Repeat, exactly and completely, the material that follows. Omit the pictures.

▸ Raw data:
====

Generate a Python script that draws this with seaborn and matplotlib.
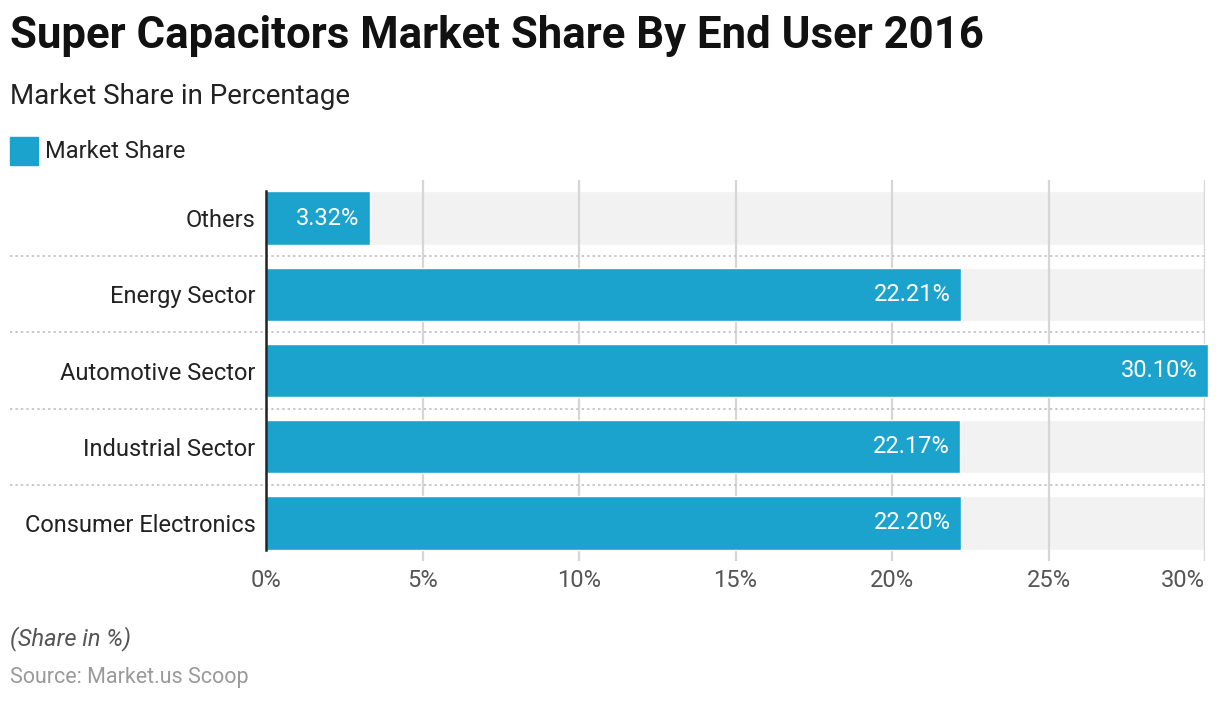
import matplotlib
matplotlib.use("Agg")
import matplotlib.pyplot as plt
import seaborn as sns
import pandas as pd

# data
categories = ["Others", "Energy Sector", "Automotive Sector", "Industrial Sector", "Consumer Electronics"]
share = [3.32, 22.21, 30.10, 22.17, 22.20]
x_ticks = [0, 5, 10, 15, 20, 25, 30]

blue = "#1ba2cd"

sns.set_theme(style="white")
plt.rcParams["font.family"] = ["Roboto", "DejaVu Sans"]

df = pd.DataFrame({"End User": categories, "Market Share": share})

fig = plt.figure(figsize=(12.2, 7.02), dpi=100)
ax = fig.add_axes([266 / 1220, 1 - 561 / 702, 939 / 1220, 381 / 702])

# grey background bands behind every bar
ax.barh(range(len(categories)), [x_ticks[-1]] * len(categories), height=0.7,
        color="#f2f2f2", zorder=0)

sns.barplot(data=df, x="Market Share", y="End User", orient="h", color=blue,
            width=0.7, saturation=1, ax=ax, zorder=3)
for p in ax.patches[len(categories):]:
    p.set_clip_on(False)

ax.set_xlim(0, 30)
ax.set_ylim(len(categories) - 0.5, -0.5)
ax.set_xticks(x_ticks)
ax.set_xticklabels([f"{t}%" for t in x_ticks])
ax.get_xticklabels()[-1].set_ha("right")
ax.get_xticklabels()[-1].set_x(30.7)
ax.set_xlabel("")
ax.set_ylabel("")

# vertical grid lines
for t in x_ticks[1:]:
    ax.axvline(t, color="#d6d6d6", lw=1.6, zorder=1)

# dotted separators between rows
for i in range(len(categories) - 1):
    ax.plot([-8.18, 30], [i + 0.5, i + 0.5], color="#c8c8c8", lw=1.4,
            ls=(0, (1.2, 1.6)), clip_on=False, zorder=1)

for s in ["top", "right", "bottom"]:
    ax.spines[s].set_visible(False)
ax.spines["left"].set_color("#222222")
ax.spines["left"].set_linewidth(1.8)
ax.spines["left"].set_zorder(5)
ax.spines["left"].set_bounds(-0.35, len(categories) - 0.65)

ax.tick_params(axis="y", length=0, pad=7.5, labelsize=17, labelcolor="#222222")
ax.tick_params(axis="x", length=0, pad=6, labelsize=17, labelcolor="#555555")

# value labels inside bars
for i, v in enumerate(share):
    ax.text(v - 0.33, i, f"{v:.2f}%", ha="right", va="center", color="white",
            fontsize=17, zorder=6)

# titles, legend, footer
fig.text(10 / 1220, 1 - 36 / 702, "Super Capacitors Market Share By End User 2016",
         fontsize=31.5, fontweight="bold", color="#111111", va="center")
fig.text(10 / 1220, 1 - 97 / 702, "Market Share in Percentage",
         fontsize=20, color="#222222", va="center")
fig.patches.append(plt.Rectangle((10 / 1220, 1 - 165 / 702), 28 / 1220, 28 / 702,
                                 transform=fig.transFigure, color=blue))
fig.text(45 / 1220, 1 - 151 / 702, "Market Share", fontsize=17, color="#222222", va="center")
fig.text(10 / 1220, 1 - 639 / 702, "(Share in %)", fontsize=17, style="italic",
         color="#555555", va="center")
fig.text(10 / 1220, 1 - 677 / 702, "Source: Market.us Scoop", fontsize=15.5,
         color="#9a9a9a", va="center")

fig.savefig("out.png", dpi=100)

====

▸ Reply:
Generate a Python script that draws this with seaborn and matplotlib.
import matplotlib
matplotlib.use("Agg")
import matplotlib.pyplot as plt
import seaborn as sns
import pandas as pd

# data
categories = ["Others", "Energy Sector", "Automotive Sector", "Industrial Sector", "Consumer Electronics"]
share = [3.32, 22.21, 30.10, 22.17, 22.20]
x_ticks = [0, 5, 10, 15, 20, 25, 30]

blue = "#1ba2cd"

sns.set_theme(style="white")
plt.rcParams["font.family"] = ["Roboto", "DejaVu Sans"]

df = pd.DataFrame({"End User": categories, "Market Share": share})

fig = plt.figure(figsize=(12.2, 7.02), dpi=100)
ax = fig.add_axes([266 / 1220, 1 - 561 / 702, 939 / 1220, 381 / 702])

# grey background bands behind every bar
ax.barh(range(len(categories)), [x_ticks[-1]] * len(categories), height=0.7,
        color="#f2f2f2", zorder=0)

sns.barplot(data=df, x="Market Share", y="End User", orient="h", color=blue,
            width=0.7, saturation=1, ax=ax, zorder=3)
for p in ax.patches[len(categories):]:
    p.set_clip_on(False)

ax.set_xlim(0, 30)
ax.set_ylim(len(categories) - 0.5, -0.5)
ax.set_xticks(x_ticks)
ax.set_xticklabels([f"{t}%" for t in x_ticks])
ax.get_xticklabels()[-1].set_ha("right")
ax.get_xticklabels()[-1].set_x(30.7)
ax.set_xlabel("")
ax.set_ylabel("")

# vertical grid lines
for t in x_ticks[1:]:
    ax.axvline(t, color="#d6d6d6", lw=1.6, zorder=1)

# dotted separators between rows
for i in range(len(categories) - 1):
    ax.plot([-8.18, 30], [i + 0.5, i + 0.5], color="#c8c8c8", lw=1.4,
            ls=(0, (1.2, 1.6)), clip_on=False, zorder=1)

for s in ["top", "right", "bottom"]:
    ax.spines[s].set_visible(False)
ax.spines["left"].set_color("#222222")
ax.spines["left"].set_linewidth(1.8)
ax.spines["left"].set_zorder(5)
ax.spines["left"].set_bounds(-0.35, len(categories) - 0.65)

ax.tick_params(axis="y", length=0, pad=7.5, labelsize=17, labelcolor="#222222")
ax.tick_params(axis="x", length=0, pad=6, labelsize=17, labelcolor="#555555")

# value labels inside bars
for i, v in enumerate(share):
    ax.text(v - 0.33, i, f"{v:.2f}%", ha="right", va="center", color="white",
            fontsize=17, zorder=6)

# titles, legend, footer
fig.text(10 / 1220, 1 - 36 / 702, "Super Capacitors Market Share By End User 2016",
         fontsize=31.5, fontweight="bold", color="#111111", va="center")
fig.text(10 / 1220, 1 - 97 / 702, "Market Share in Percentage",
         fontsize=20, color="#222222", va="center")
fig.patches.append(plt.Rectangle((10 / 1220, 1 - 165 / 702), 28 / 1220, 28 / 702,
                                 transform=fig.transFigure, color=blue))
fig.text(45 / 1220, 1 - 151 / 702, "Market Share", fontsize=17, color="#222222", va="center")
fig.text(10 / 1220, 1 - 639 / 702, "(Share in %)", fontsize=17, style="italic",
         color="#555555", va="center")
fig.text(10 / 1220, 1 - 677 / 702, "Source: Market.us Scoop", fontsize=15.5,
         color="#9a9a9a", va="center")

fig.savefig("out.png", dpi=100)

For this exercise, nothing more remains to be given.